Initially, the three of them are overjoyed to be allowed to participate in the liberation of their country. But the mistrust and suspicion between the Americans and the Iraqis never disappears completely. It is a chasm that becomes irreconcilable when Baghdad descends into chaos and the neighborhoods where Adnan, Laith and Intisar live become engulfed in sectarian violence.
The Americans consider their employees a security risk and refuse protection. The Iraqi insurgents outside the Green Zone consider them accomplices of the enemy. "Sometimes, I feel like we're standing in line for a ticket, waiting to die," says Laith resigned. It's another real line from the original story.
It all ends in despair, blood, torture, displacement, and death. "I fell in between heaven and hell," says Adnan. "The Americans didn't want me, and the Iraqis didn't want me. Where will I go? I am, how do you say it, hung out to dry."
It's a fate shared by many Iraqis in real life. Thousands fear for their lives, yet escape remains beyond their reach. "For the US to give asylum to an Iraqi," says Adnan in "Betrayed," "means they have failed in Iraq."
'I Dream about America'
But there are others, too. Kirk Johnson, a 24-year-old Embassy officer in Baghdad, brought a list with more of 100 names back to Washington -- names of Iraqis, most of the translators and other employees of the US, asking for political asylum. He managed to get many of those out -- to other countries.

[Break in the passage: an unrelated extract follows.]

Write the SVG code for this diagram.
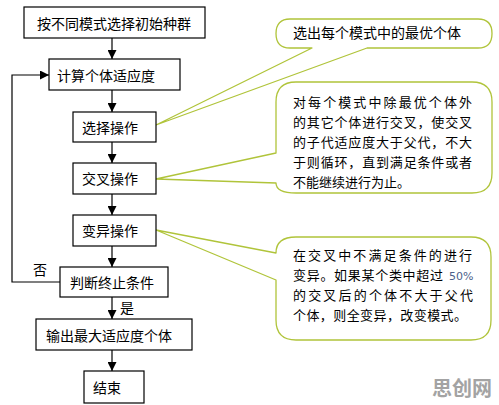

Packer, who initially supported the invasion, doesn't see "Betrayed" as a political indictment. "I wanted to show the experiences of the Iraqis," the unimposing Brooklynite, who took questions from the audience after the show, said. "I wanted to show them as humans, in complicated, heartbreaking situations. Loyalty, hope, betrayal, all these are universal themes."
"Betrayed" was only supposed to have a two-week run in the beginning of February. After the enthusiastic reception it received, including glowing reviews, it was extended until mid-April.

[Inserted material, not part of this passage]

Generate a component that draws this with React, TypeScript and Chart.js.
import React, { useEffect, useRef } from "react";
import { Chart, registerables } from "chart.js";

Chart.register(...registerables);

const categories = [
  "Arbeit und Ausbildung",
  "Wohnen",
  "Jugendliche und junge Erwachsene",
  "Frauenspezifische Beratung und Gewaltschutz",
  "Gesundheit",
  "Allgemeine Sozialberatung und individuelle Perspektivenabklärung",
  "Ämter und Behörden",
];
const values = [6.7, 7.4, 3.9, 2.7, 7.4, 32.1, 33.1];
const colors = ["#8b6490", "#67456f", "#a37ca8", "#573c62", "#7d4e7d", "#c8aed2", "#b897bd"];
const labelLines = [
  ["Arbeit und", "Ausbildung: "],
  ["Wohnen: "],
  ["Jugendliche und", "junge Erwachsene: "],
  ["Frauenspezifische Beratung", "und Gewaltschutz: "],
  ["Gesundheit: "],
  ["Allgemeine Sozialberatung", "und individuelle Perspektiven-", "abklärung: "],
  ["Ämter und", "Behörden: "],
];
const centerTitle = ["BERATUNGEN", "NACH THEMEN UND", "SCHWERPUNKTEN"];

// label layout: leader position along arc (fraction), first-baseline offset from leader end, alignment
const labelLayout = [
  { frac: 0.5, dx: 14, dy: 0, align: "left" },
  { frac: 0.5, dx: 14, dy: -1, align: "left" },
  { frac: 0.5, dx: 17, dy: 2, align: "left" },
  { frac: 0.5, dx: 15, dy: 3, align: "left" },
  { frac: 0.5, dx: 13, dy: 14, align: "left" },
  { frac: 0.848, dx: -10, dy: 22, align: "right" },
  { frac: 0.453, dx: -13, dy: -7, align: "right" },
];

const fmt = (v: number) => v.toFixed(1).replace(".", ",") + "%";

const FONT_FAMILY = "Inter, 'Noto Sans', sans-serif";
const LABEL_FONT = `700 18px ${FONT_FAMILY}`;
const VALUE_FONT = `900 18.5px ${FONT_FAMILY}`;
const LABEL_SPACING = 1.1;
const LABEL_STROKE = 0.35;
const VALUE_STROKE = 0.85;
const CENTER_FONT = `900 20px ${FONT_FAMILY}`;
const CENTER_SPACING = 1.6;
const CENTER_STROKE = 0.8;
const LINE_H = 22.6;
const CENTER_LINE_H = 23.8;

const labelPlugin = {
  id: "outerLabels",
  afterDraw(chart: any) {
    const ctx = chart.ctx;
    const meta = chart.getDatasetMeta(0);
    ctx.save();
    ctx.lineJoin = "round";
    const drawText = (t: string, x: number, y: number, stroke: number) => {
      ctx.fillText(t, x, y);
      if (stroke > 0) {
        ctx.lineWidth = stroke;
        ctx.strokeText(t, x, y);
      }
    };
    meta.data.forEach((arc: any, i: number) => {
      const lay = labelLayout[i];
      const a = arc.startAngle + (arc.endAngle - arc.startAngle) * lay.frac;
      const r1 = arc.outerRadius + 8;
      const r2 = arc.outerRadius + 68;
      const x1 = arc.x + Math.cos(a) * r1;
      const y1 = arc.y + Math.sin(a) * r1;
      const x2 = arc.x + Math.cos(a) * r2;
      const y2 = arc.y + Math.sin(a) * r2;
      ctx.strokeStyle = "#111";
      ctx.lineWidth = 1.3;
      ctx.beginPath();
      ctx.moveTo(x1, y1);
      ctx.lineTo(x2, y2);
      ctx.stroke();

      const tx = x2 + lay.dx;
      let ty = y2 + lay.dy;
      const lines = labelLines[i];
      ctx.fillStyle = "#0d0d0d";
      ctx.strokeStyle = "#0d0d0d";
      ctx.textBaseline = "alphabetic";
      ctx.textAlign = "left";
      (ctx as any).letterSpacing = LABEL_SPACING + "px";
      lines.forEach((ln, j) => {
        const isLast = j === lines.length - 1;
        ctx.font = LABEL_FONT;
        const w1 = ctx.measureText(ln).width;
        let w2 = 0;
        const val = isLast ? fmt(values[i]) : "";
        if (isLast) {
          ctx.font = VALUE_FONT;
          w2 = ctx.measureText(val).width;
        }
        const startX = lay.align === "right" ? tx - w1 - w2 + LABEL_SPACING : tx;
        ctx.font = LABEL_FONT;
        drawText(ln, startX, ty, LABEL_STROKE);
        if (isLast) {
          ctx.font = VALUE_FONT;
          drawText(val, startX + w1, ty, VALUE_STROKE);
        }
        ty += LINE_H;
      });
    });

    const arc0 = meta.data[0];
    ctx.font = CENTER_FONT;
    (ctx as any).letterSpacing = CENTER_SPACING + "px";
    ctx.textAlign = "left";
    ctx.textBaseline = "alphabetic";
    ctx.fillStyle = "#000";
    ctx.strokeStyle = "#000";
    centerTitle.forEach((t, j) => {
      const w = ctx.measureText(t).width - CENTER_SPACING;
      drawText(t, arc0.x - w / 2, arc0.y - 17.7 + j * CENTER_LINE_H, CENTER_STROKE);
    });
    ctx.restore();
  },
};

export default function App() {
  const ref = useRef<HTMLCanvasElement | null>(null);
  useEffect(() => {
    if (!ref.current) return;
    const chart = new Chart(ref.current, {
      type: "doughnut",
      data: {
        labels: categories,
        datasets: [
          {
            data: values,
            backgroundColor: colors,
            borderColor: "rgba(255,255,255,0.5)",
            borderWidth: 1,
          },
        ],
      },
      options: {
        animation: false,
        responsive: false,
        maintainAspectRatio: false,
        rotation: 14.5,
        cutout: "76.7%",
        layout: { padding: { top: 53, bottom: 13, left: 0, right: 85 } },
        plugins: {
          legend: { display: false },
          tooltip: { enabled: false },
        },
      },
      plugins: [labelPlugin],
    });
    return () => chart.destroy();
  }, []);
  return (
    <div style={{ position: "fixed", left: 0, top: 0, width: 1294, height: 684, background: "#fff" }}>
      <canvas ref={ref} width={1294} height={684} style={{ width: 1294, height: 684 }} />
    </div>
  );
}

For the rest of the public, however, the fastest growing refugee crisis in the world will probably remain unseen, five years after the march on Baghdad.
"I don't expect a lot from people," Adnan says at the end. "Not betrayed, no, not disappointed. I can never blame the Americans alone. It's the Iraqis who destroyed their country, with the help of the Americans, under the American eye."
He pauses, his eyes gazing out into the audience, where Esam Pasha is sitting in the dark. And then he says: "To this moment, I dream about America."